The lack of a partner is not an Israeli excuse designed to stall the process. It is a sad reality. A partner must fulfill two conditions. A desire to end the conflict on the basis of our shared vision. And the ability to lead his people towards agreements and their implementation, including dismantling terror organizations.

Unilateralism is not an ideology of the Israeli government. Negotiated agreements are always preferable, they are the best way to resolve our differences. But we cannot afford to give the Palestinian extremist leaders the right of veto over peace.

Israel is willing to take more steps that will include dismantling more settlements and will lead to a Palestinian state. This is a difficult decision, like the decisions expected of the Palestinians, regarding people who lost their homes sixty years ago. Regardless of the debate over whether our settlers should have lived there in the first place, some of them were born in those homes.

Our plan does not envision only Israeli interests. It is a vision for both peoples, and I hope that you will comprehend this and cooperate with us. But Israel’s willingness to take steps and to assume risks is only on condition that vital interests regarding our security and future existence are safeguarded. Our ability to make concessions will always be linked to our obligation to provide security to our citizens. The correlation is clear.

Do not limit yourselves to prejudging an initiative merely because of its title of unilateralism. The ideas promoted by Israel are designed to advance a solution for both peoples. Even the security fence, with which you do not agree, was built for security reasons, but it advances the principle of a separation into two states.

Do not reject a plan that could help the creation of a Palestinian state, just because of a future discussion over that state’s final borders.

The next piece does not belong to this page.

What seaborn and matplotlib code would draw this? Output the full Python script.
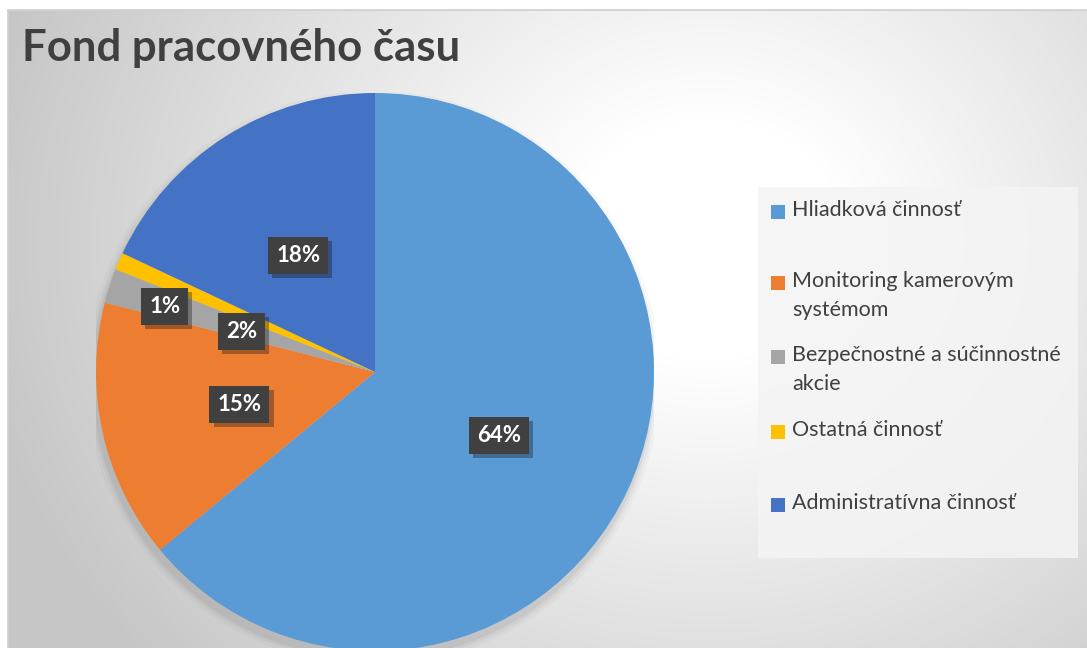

Peace means achieving one dream while abandoning parts of other dreams. An initiative along those lines could be the jewel in the crown of the present leadership, a legacy for both peoples.

And so, for the benefit of our future generations, I urge you to listen to the voice of the new Israeli government. We are willing to advance the two-state solution in an imaginative manner.

Peace means making hard and painful concessions inside our own society. Those concessions and our inner debate are the test of true leadership.

We cannot turn back the wheels of history. We cannot bring back the dead, heal all the wounds or return people to places they have left. But we must make every effort to influence the future of our people.